§ Record excerpts:
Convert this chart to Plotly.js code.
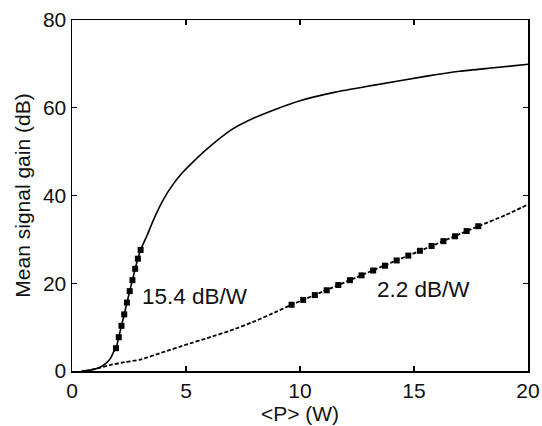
==
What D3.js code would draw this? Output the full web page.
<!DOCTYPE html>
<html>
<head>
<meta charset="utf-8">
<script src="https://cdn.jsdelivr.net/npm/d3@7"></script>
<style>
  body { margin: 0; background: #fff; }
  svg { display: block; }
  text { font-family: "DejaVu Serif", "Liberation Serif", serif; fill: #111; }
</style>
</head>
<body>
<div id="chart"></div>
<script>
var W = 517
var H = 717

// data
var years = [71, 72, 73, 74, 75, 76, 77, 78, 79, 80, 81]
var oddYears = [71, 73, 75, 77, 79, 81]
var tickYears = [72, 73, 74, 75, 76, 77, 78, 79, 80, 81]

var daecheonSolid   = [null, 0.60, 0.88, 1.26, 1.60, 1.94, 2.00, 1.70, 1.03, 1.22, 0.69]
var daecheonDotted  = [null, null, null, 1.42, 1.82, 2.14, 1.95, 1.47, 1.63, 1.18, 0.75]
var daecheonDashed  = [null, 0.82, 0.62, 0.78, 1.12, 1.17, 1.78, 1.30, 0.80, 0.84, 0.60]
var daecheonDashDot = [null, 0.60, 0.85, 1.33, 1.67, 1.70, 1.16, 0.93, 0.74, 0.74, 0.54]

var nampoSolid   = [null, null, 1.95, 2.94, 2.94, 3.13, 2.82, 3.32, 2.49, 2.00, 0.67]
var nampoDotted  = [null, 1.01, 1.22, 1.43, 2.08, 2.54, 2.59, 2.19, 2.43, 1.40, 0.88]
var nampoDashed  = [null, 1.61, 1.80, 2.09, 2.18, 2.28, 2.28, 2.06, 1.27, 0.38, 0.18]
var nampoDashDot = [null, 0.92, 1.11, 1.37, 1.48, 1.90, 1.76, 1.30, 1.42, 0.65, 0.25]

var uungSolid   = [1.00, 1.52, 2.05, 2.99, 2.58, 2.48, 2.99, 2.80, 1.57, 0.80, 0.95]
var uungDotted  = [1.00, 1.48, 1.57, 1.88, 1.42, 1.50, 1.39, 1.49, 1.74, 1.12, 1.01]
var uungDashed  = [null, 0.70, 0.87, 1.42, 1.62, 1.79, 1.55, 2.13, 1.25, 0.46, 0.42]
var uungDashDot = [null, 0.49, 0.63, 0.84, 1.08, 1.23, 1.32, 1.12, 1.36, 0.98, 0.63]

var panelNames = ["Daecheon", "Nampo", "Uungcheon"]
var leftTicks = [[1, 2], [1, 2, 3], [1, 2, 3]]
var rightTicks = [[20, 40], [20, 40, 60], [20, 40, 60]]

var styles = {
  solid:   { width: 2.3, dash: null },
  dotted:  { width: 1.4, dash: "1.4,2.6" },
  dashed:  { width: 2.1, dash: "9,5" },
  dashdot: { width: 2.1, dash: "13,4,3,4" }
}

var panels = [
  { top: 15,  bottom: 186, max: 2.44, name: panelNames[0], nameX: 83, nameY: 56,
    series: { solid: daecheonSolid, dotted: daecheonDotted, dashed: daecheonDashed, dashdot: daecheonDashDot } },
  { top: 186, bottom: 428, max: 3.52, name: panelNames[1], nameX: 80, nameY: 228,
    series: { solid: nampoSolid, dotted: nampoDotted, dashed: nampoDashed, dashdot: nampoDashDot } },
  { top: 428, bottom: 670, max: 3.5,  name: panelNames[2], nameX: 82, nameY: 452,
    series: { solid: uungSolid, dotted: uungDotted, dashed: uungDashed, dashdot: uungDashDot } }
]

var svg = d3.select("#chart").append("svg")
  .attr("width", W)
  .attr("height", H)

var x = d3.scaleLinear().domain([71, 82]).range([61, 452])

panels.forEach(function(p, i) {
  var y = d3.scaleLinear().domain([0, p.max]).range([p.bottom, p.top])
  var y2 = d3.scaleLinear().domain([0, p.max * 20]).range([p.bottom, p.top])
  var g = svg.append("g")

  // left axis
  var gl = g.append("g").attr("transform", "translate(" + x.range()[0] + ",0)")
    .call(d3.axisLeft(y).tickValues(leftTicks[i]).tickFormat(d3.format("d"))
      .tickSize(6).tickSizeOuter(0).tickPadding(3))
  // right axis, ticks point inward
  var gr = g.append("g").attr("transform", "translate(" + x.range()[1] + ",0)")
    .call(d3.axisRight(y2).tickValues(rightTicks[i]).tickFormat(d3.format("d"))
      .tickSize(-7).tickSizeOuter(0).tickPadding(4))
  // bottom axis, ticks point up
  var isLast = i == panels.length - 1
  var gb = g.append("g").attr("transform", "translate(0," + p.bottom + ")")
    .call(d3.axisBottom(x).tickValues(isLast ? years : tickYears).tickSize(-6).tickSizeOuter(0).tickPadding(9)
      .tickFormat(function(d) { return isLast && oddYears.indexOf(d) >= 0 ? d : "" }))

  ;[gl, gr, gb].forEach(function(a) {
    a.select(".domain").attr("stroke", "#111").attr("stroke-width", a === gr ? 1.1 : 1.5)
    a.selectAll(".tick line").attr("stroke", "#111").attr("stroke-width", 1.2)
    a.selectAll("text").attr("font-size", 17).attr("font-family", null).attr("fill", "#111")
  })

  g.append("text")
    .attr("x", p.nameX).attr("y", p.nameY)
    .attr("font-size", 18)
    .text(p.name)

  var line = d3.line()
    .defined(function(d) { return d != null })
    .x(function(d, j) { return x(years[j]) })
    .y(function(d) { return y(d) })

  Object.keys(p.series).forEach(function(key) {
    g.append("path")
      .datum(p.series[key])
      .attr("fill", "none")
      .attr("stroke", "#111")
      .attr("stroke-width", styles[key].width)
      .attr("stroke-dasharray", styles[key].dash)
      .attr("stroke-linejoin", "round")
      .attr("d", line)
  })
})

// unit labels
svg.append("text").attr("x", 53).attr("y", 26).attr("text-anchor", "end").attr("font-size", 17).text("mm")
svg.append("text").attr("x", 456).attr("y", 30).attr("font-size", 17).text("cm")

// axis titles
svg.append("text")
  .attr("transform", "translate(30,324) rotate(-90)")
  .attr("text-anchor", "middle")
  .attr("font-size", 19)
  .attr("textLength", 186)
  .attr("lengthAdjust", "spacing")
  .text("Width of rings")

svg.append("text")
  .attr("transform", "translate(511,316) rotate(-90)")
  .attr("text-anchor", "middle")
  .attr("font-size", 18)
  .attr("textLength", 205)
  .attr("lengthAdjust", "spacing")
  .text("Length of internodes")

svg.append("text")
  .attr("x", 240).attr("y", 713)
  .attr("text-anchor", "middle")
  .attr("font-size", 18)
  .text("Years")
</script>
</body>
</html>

§ Requirements:
Nothing outside the span should appear: copy exactly from the line with "What D3.js code" through the line with "var rightTicks = [[20, 40], [20, 40, 60], [20, 40, 60]]".

§ Answer for the task:
What D3.js code would draw this? Output the full web page.
<!DOCTYPE html>
<html>
<head>
<meta charset="utf-8">
<script src="https://cdn.jsdelivr.net/npm/d3@7"></script>
<style>
  body { margin: 0; background: #fff; }
  svg { display: block; }
  text { font-family: "DejaVu Serif", "Liberation Serif", serif; fill: #111; }
</style>
</head>
<body>
<div id="chart"></div>
<script>
var W = 517
var H = 717

// data
var years = [71, 72, 73, 74, 75, 76, 77, 78, 79, 80, 81]
var oddYears = [71, 73, 75, 77, 79, 81]
var tickYears = [72, 73, 74, 75, 76, 77, 78, 79, 80, 81]

var daecheonSolid   = [null, 0.60, 0.88, 1.26, 1.60, 1.94, 2.00, 1.70, 1.03, 1.22, 0.69]
var daecheonDotted  = [null, null, null, 1.42, 1.82, 2.14, 1.95, 1.47, 1.63, 1.18, 0.75]
var daecheonDashed  = [null, 0.82, 0.62, 0.78, 1.12, 1.17, 1.78, 1.30, 0.80, 0.84, 0.60]
var daecheonDashDot = [null, 0.60, 0.85, 1.33, 1.67, 1.70, 1.16, 0.93, 0.74, 0.74, 0.54]

var nampoSolid   = [null, null, 1.95, 2.94, 2.94, 3.13, 2.82, 3.32, 2.49, 2.00, 0.67]
var nampoDotted  = [null, 1.01, 1.22, 1.43, 2.08, 2.54, 2.59, 2.19, 2.43, 1.40, 0.88]
var nampoDashed  = [null, 1.61, 1.80, 2.09, 2.18, 2.28, 2.28, 2.06, 1.27, 0.38, 0.18]
var nampoDashDot = [null, 0.92, 1.11, 1.37, 1.48, 1.90, 1.76, 1.30, 1.42, 0.65, 0.25]

var uungSolid   = [1.00, 1.52, 2.05, 2.99, 2.58, 2.48, 2.99, 2.80, 1.57, 0.80, 0.95]
var uungDotted  = [1.00, 1.48, 1.57, 1.88, 1.42, 1.50, 1.39, 1.49, 1.74, 1.12, 1.01]
var uungDashed  = [null, 0.70, 0.87, 1.42, 1.62, 1.79, 1.55, 2.13, 1.25, 0.46, 0.42]
var uungDashDot = [null, 0.49, 0.63, 0.84, 1.08, 1.23, 1.32, 1.12, 1.36, 0.98, 0.63]

var panelNames = ["Daecheon", "Nampo", "Uungcheon"]
var leftTicks = [[1, 2], [1, 2, 3], [1, 2, 3]]
var rightTicks = [[20, 40], [20, 40, 60], [20, 40, 60]]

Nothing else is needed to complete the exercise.